1. Resource utilization
This refers to how much of the available capacity is actively in use. In the first scenario it is low. In the second it is effectively total. In the third it increases moderately without breaking the system.
The video’s argument is not that utilization is useless, but that it is dangerous when isolated from the other two measures.
2. Flow time
This is the time it takes for a request to move through the system and reach delivery. In the first scenario it is fast. In the second it becomes effectively infinite. In the third it remains fast.
Flow time is what connects the internal process to customer experience. A system with terrible flow time may feel active internally, but it is failing in practical terms.
3. Throughput
This is how much gets delivered over a period of time. In the first scenario it is decent. In the second it drops to zero. In the third it doubles.
Throughput matters because it reveals the cumulative consequence of preserving flow. A system that protects movement not only serves individual requests faster; it often delivers more in total.
Taken together, these three measures support the central conclusion: utilization must not be pursued in a way that damages flow, because damaged flow eventually destroys throughput as well.
The article’s central argument
The most rigorous way to state the argument of The Resource Utilization Trap is this:
A team should not be optimized primarily for constant activity at the individual level, because maximizing local utilization can overload the system, increase congestion, delay delivery, and reduce overall output. The healthier approach is to optimize the flow of work first, then improve utilization only to the extent that flow remains intact. A pull-based way of organizing work supports this balance better than a push-based one.
Everything in the video supports this thesis. The first scenario establishes that low utilization can still produce strong flow. The second proves that high utilization can destroy flow altogether. The third shows that once flow is protected, utilization and throughput can both improve.
That argumentative sequence is what makes the demonstration so persuasive. It does not merely assert a principle; it stages the evidence in a visible progression.
Conclusion: from busyness to delivery
The lasting value of The Resource Utilization Trap lies in the clarity of its warning.

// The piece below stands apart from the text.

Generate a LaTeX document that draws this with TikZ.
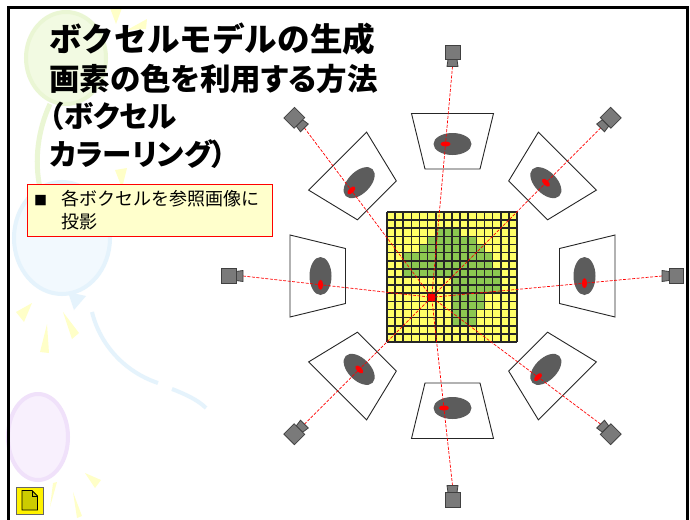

Organizations often become trapped because they confuse means with ends. They begin by trying to make better use of people and end by making it harder for work to reach the customer. They celebrate motion while starving delivery. They optimize occupation and undermine output.
The video offers a cleaner discipline: focus on flow first. Ask how quickly and reliably work reaches the customer. Protect that movement. Then, and only then, look for ways to improve utilization without disturbing the system’s ability to deliver.
This is not a romantic defense of inefficiency. It is a more demanding idea of efficiency,one measured not by how full the system looks, but by how well it works.
The final formula, “100% resource utilization equals 0% flow,” is deliberately provocative, but it captures the essential warning. A system can become so full that it stops moving. When that happens, the appearance of efficiency masks the reality of failure.
The deeper lesson is simple and difficult at once: the goal of work is not to keep everyone busy. The goal of work is to get something meaningful done and delivered.